Monday, March 08, 2004

Weekend Discoveries

On Friday the two books I ordered from the Internet came and I poured through them like crazy -- by yesterday I finished them both, and I may just read them again. One was called "Passing for Thin" by a woman [Frances Kuffel] who lost about 188 pounds in her recovery efforts with OA. I was a little disappointed that she basically skipped over the actual losing weight process and dwelled mainly on her life once she got close to her goal weight. While I could relate to some of it and found some of it inspiring, I was able to realize that I have nowhere near the level of fat hatred that she does, and I attribute it to my efforts in size acceptance.

The other book, written by a researcher (Dr. Christopher Fairburn) focusing on eating disorders, really struck home and confirms my belief in how I can have a successful recovery. This doctor discounts the OA method on the issues I questioned -- the strict abstinence of certain "addictive" foods and the belief that it is a progressive disease that only gets worse, even if you're in "recovery." Dr. Fairburn believes binge eating can be overcome with cognitive behavioral therapy, and a crucial point of his program is that no foods should be labeled "forbidden" because that is what often encourages the binge mentality. He agrees with my belief in getting rid of the "all or nothing" thinking, changing habits, monitoring eating patterns and what triggers the binge episodes.

For instance, I had a moment this afternoon after lunch (spinach and chicken salad at Wendy's) where I had an urge to binge -- although for no specific food in particular. Like before, there was a sensation that I wanted to "fill" myself. But then I went grocery shopping, and when I left the urge was gone, and I didn't buy any binge foods, either. I was at the gym this morning and then did snow blowing at my house and the B&B, and I did feel sort of depleted -- is my urge to binge a response to that? But, taking a page out of Dr. Fairburn's book, I found an alternate activity and was able to get past it.

I also did okay at White House Saturday night. I ate half a bowl of soup, one wheat roll, then I scraped off half the dressing off my salad (with plenty to spare!) and didn't bother with my side dish of corn. So I had my broiled shrimp with crab meat and my baked potato with butter and sour cream and pretty much finished them off. But I didn't feel stuffed, felt under control and made healthy choices the rest of the day, including swimming laps for 10 minutes and doing some sit ups and leg lifts. On Sunday I took a short walk with Mabel as well as the sit ups and leg lifts. This weird thing is taking place where I don't feel good just sitting still, and I have this need to be doing something, whether it's housework or some sort of exercise. This is totally bizarre behavior for me, because I've always been so sedentary and low energy, but I do realize that it is actually more normal behavior! I must say the house is cleaner than it's been in ... ages and ages! I'm getting back into the FlyLady routines, I'm planning meals, keeping up on the laundry and getting to tasks and projects I've been too lazy to do and procrastinating so much over the past several months.

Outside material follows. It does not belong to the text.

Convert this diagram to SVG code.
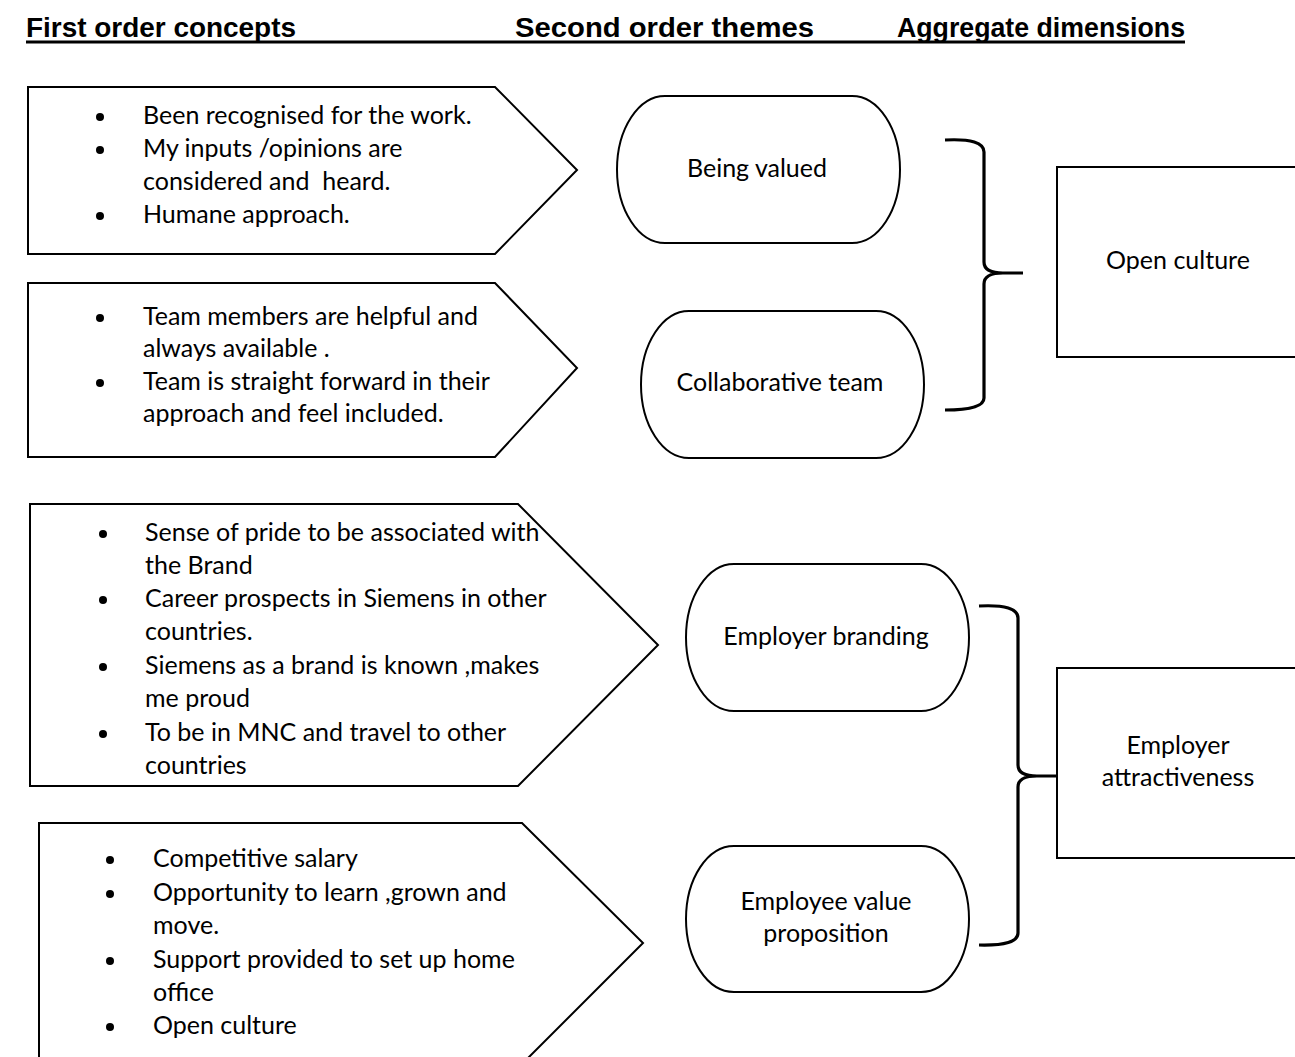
<svg xmlns="http://www.w3.org/2000/svg" width="1295" height="1057" viewBox="0 0 1295 1057">
<style>
.hdr{font-family:"Liberation Sans",Arial,sans-serif;font-weight:bold;font-size:27.5px;fill:#000}
.t{font-family:Lato,"Noto Sans",sans-serif;font-size:25px;fill:#000}
.c{text-anchor:middle}
.shape{fill:#fff;stroke:#000;stroke-width:2}
.brace{fill:none;stroke:#000;stroke-width:3.2}
.dot{fill:#000}
</style>
<rect width="1295" height="1057" fill="#fff"/>
<g id="header">
<text class="hdr" x="26" y="37" textLength="270" lengthAdjust="spacingAndGlyphs">First order concepts</text>
<text class="hdr" x="515" y="37" textLength="299" lengthAdjust="spacingAndGlyphs">Second order themes</text>
<text class="hdr" x="897" y="37" textLength="288" lengthAdjust="spacingAndGlyphs">Aggregate dimensions</text>
<line x1="26" y1="42" x2="1185" y2="42" stroke="#000" stroke-width="3"/>
</g>
<g id="concepts1">
<polygon class="shape" points="28,87 495,87 577,170 495,254 28,254"/>
<circle class="dot" cx="100" cy="117" r="4"/>
<text class="t" x="143" y="124">Been recognised for the work.</text>
<circle class="dot" cx="100" cy="150" r="4"/>
<text class="t" x="143" y="157">My inputs /opinions are</text>
<text class="t" x="143" y="190" xml:space="preserve">considered and  heard.</text>
<circle class="dot" cx="100" cy="216" r="4"/>
<text class="t" x="143" y="223">Humane approach.</text>
</g>
<g id="concepts2">
<polygon class="shape" points="28,283 495,283 577,368 495,457 28,457"/>
<circle class="dot" cx="100" cy="318" r="4"/>
<text class="t" x="143" y="325">Team members are helpful and</text>
<text class="t" x="143" y="357">always available .</text>
<circle class="dot" cx="100" cy="383" r="4"/>
<text class="t" x="143" y="390">Team is straight forward in their</text>
<text class="t" x="143" y="422">approach and feel included.</text>
</g>
<g id="concepts3">
<polygon class="shape" points="30,504 518,504 658,645 518,786 30,786"/>
<circle class="dot" cx="103" cy="534" r="4"/>
<text class="t" x="145" y="541">Sense of pride to be associated with</text>
<text class="t" x="145" y="574">the Brand</text>
<circle class="dot" cx="103" cy="600" r="4"/>
<text class="t" x="145" y="607">Career prospects in Siemens in other</text>
<text class="t" x="145" y="640">countries.</text>
<circle class="dot" cx="103" cy="667" r="4"/>
<text class="t" x="145" y="674">Siemens as a brand is known ,makes</text>
<text class="t" x="145" y="707">me proud</text>
<circle class="dot" cx="103" cy="734" r="4"/>
<text class="t" x="145" y="741">To be in MNC and travel to other</text>
<text class="t" x="145" y="774">countries</text>
</g>
<g id="concepts4">
<polygon class="shape" points="39,823 522,823 643,943 522,1064 39,1064"/>
<circle class="dot" cx="110" cy="860" r="4"/>
<text class="t" x="153" y="867">Competitive salary</text>
<circle class="dot" cx="110" cy="894" r="4"/>
<text class="t" x="153" y="901">Opportunity to learn ,grown and</text>
<text class="t" x="153" y="934">move.</text>
<circle class="dot" cx="110" cy="961" r="4"/>
<text class="t" x="153" y="968">Support provided to set up home</text>
<text class="t" x="153" y="1001">office</text>
<circle class="dot" cx="110" cy="1027" r="4"/>
<text class="t" x="153" y="1034">Open culture</text>
</g>
<g id="being-valued">
<rect class="shape" x="617" y="96" width="283" height="147" rx="48" ry="73.5"/>
<text class="t c" x="757" y="177">Being valued</text>
</g>
<g id="collaborative-team">
<rect class="shape" x="641" y="311" width="283" height="147" rx="48" ry="73.5"/>
<text class="t c" x="780" y="391">Collaborative team</text>
</g>
<g id="employer-branding">
<rect class="shape" x="686" y="564" width="283" height="147" rx="48" ry="73.5"/>
<text class="t c" x="826" y="645">Employer branding</text>
</g>
<g id="employee-value">
<rect class="shape" x="686" y="846" width="283" height="146" rx="48" ry="73"/>
<text class="t c" x="826" y="910">Employee value</text>
<text class="t c" x="826" y="942">proposition</text>
</g>
<g id="open-culture">
<rect class="shape" x="1057" y="167" width="260" height="190"/>
<text class="t c" x="1178" y="269">Open culture</text>
</g>
<g id="employer-attractiveness">
<rect class="shape" x="1057" y="668" width="260" height="190"/>
<text class="t c" x="1178" y="754">Employer</text>
<text class="t c" x="1178" y="786">attractiveness</text>
</g>
<g id="connectors">
<path class="brace" d="M945,140 Q984,138 984,152 L984,262 Q984,273 1003,273 L1023,273 M1003,273 Q984,273 984,284 L984,398 Q984,410 945,410"/>
<path class="brace" d="M979,606 Q1018,604 1018,618 L1018,765 Q1018,776 1037,776 L1057,776 M1037,776 Q1018,776 1018,787 L1018,933 Q1018,946 979,945"/>
</g>
</svg>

This was something that was addressed in "Passing For Thin" -- the food addict in recovery begins to come to life and emerges from the insulation of fat and the piles of clutter in their lives.

Something else that I discovered this weekend was a program called "The Power of Intention" by Dr. Wayne Dyer. It was on PBS and I wound up calling and pledging to get his full line of books, DVD and CDs. I was so struck by what he had to say that I found myself in tears, and I knew I needed to learn more to help me on this new journey. I'm already trying to apply some of the things I picked up from the parts that I saw.

It's weird -- it's like everything in my life right now is coming together in this enlightenment/life change/recovery. Perhaps it's meant to be...


Andrea K said...

This was a crucial moment in my journey. Those three authors -- Frances Kuffel, Christopher Fairburn and Wayne Dyer -- became the holy trinity in my new pseudo-religion.

I just watched Oprah today and she had the "teachers" of "The Secret" on her show. Their spiel is pretty much what happened to me: I opened myself up to change, was willing to let go of the things that were holding me back, and suddenly everything started coming together for me in almost bizarre coincidences. Or were they? According to "The Secret" and Wayne Dyer, once I started producing positive energy, I began to receive it back in spades. What a "coincidence" that I saw that Oprah episode and typed in this journal entry on the same day! : )

Vickie said...

I had totally forgotten about Frances "purging" the bat cave. I was thinking about that exact thing this morning - wondering if EVERYONE that looses a fair amount of weight and feels that they are "shedding" their fat - then goes and "sheds" their clutter.